Check your elite brown/white class analysis
Dear Editor,
I have followed the commentary on Damion Crawford’s misguided assessment of his opponent.
I think Crawford grew up in Kingston where there does exist an elite brown and white class who descend from the plantocracy or the Arab merchant classes. He mistakenly applies this “class analysis” to rural Jamaica, where Ann-Marie Vaz grew up.
Outside of Kingston, and perhaps Montego Bay, the complexion of people does not necessarily correlate with their social position. For example, the parish of St Elizabeth has a fairly large population of light-skinned Jamaicans, often with light-brown, blue, grey, or green eyes. They are, for the most part, small farmers, country folk, or peasants, if you like this word. Their light skin and exotic eyes do not bring them a higher social position than their neighbours and relatives of darker hue.

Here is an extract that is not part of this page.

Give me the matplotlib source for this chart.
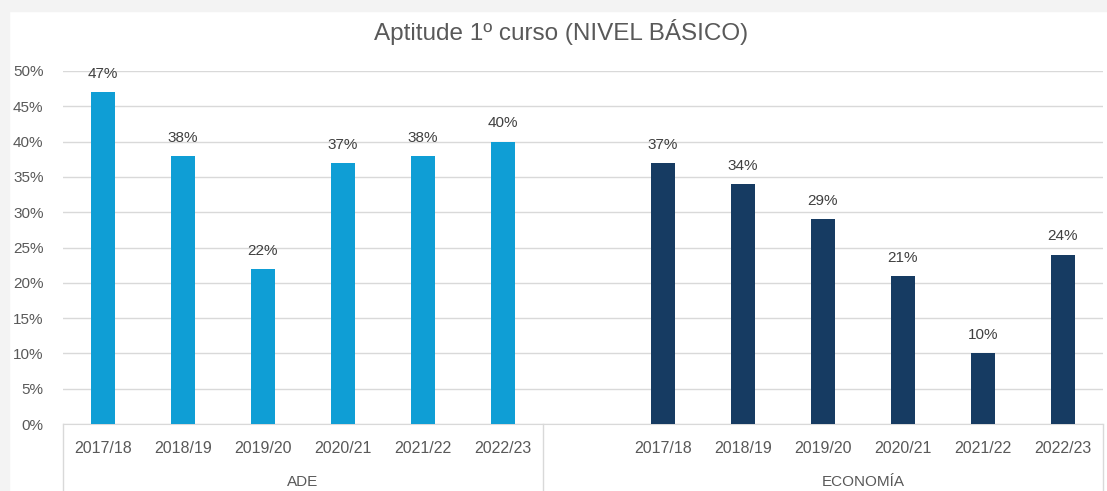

I think Crawford should leave Kingston from time to time and explore the rest of Jamaica to test his complexion/class analysis. Outside of Kingston, no one speaks of uptown people and downtown people, nor is there a predisposition to assess someone’s class background solely based on their complexion.
I am not saying colourism does not exist at all in Jamaica, I am just suggesting that too often people use the Kingston class/colour paradigm to tar the entire Jamaica with the same brush.
The advertisement featuring Vaz’s grandma should serve to enlighten Crawford about social realities outside of the Kingston Metropolitan Area, where many dark-skinned people have wealth and social position, and many light-skinned people have neither.